После 18 окт. 1923 г. Есенин и Клюев посетили И. М. Касаткина, который сообщил об этом И. Е. Вольнову: «Есенин и Клюев сегодня были у меня, и оба Вам земно кланяются» (Письма, 332). В том же месяце Касаткин снова пишет Вольнову, возможно, уже имея в виду комментируемое письмо:
«В Москве образовалось объединение Крестьянских Писателей, в кое входят поэты: Есенин, Клюев, Радимов, Орешин, Ширяевец; беллетристы: Вольнов, Чапыгин, Касаткин. Сообщаю об этом по поручению кружка, которому я настаиваю дать наименование “Ватага”. Готовьте материал» (Письма, 333).

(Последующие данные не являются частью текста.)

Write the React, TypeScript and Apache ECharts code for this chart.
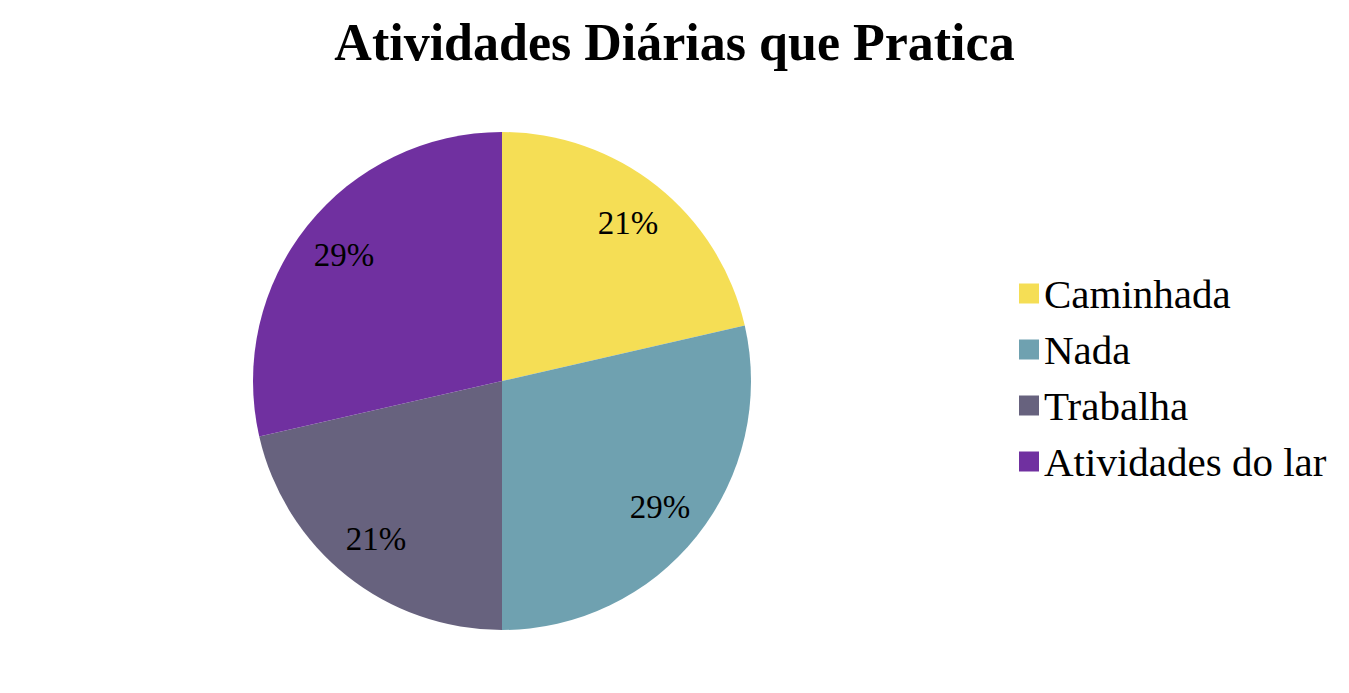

Вольнов ответил Касаткину (до 22 окт. 1923 г.): «Организации кружка крестьянских писателей мало сочувствую, но от участия не отказываюсь. Не сочувствую, потому что не понимаю, как можно быть крестьянским, пролетарским, дворянским, поповским писателем, — можно быть только русским писателем, но и это недостаточно (так иной раз кажется). <...> Увидите Сережу Есенина, кланяйтесь низко» (Письма, 333). А 26 окт. Касаткин сообщал Вольнову: «Наше объединение не ладится. Выходит лебедь, щука и рак» (там же).
Есенин вместе с другими т. наз. крестьянскими писателями не раз пытался отстоять, с одной стороны, самобытность творчества этой группы, а с другой — добиться признания ее равноправия с иными литературными течениями, поддерживавшими революционные преобразования в России (см. № 5 наст. подраздела и коммент. к нему).
Газ. «Правда», М., 1923, 30 нояб., № 272, с. 5.
Печатается по газетному тексту. Подлинник письма неизвестен.
Датируется с учетом времени публикации как статей, упомянутых в письме, так и самого письма.
После текста письма следовало примечание «От редакции»: «Не входя в оценку дела, которое должно быть разобрано соответствующими инстанциями, и не имея возможности проверить фактическую сторону его, редакция помещает настоящее формальное заявление».
«20 ноября Всероссийский союз поэтов праздновал свое пятилетие <...>
Вечером 20 ноября около 10 часов звонят по телефону к Демьяну Бедному. Говорит известный поэт Есенин. Думали, зовет на праздник. Оказывается, совсем напротив. Есенин звонит из отделения советской милиции. Говорит подчеркнуто развязно и фамильярно.
— Послушай. Скажи тут, чтобы нас освободили.
— Кого вас?
— Меня, Орешина, Клычкова и Ганина.
— Почему вы в милицию попали?
— Да, понимаешь, сидели в пивной. Ну, заговорили о жидах, понимаешь. Везде жиды. И в литературе жиды. Ну, тут привязался к нам какой-то жидок. Арестовали.
— М-да. Очень не-хо-ро-шо.
— Понятно, нехорошо: один жид четырех русских в милицию привел.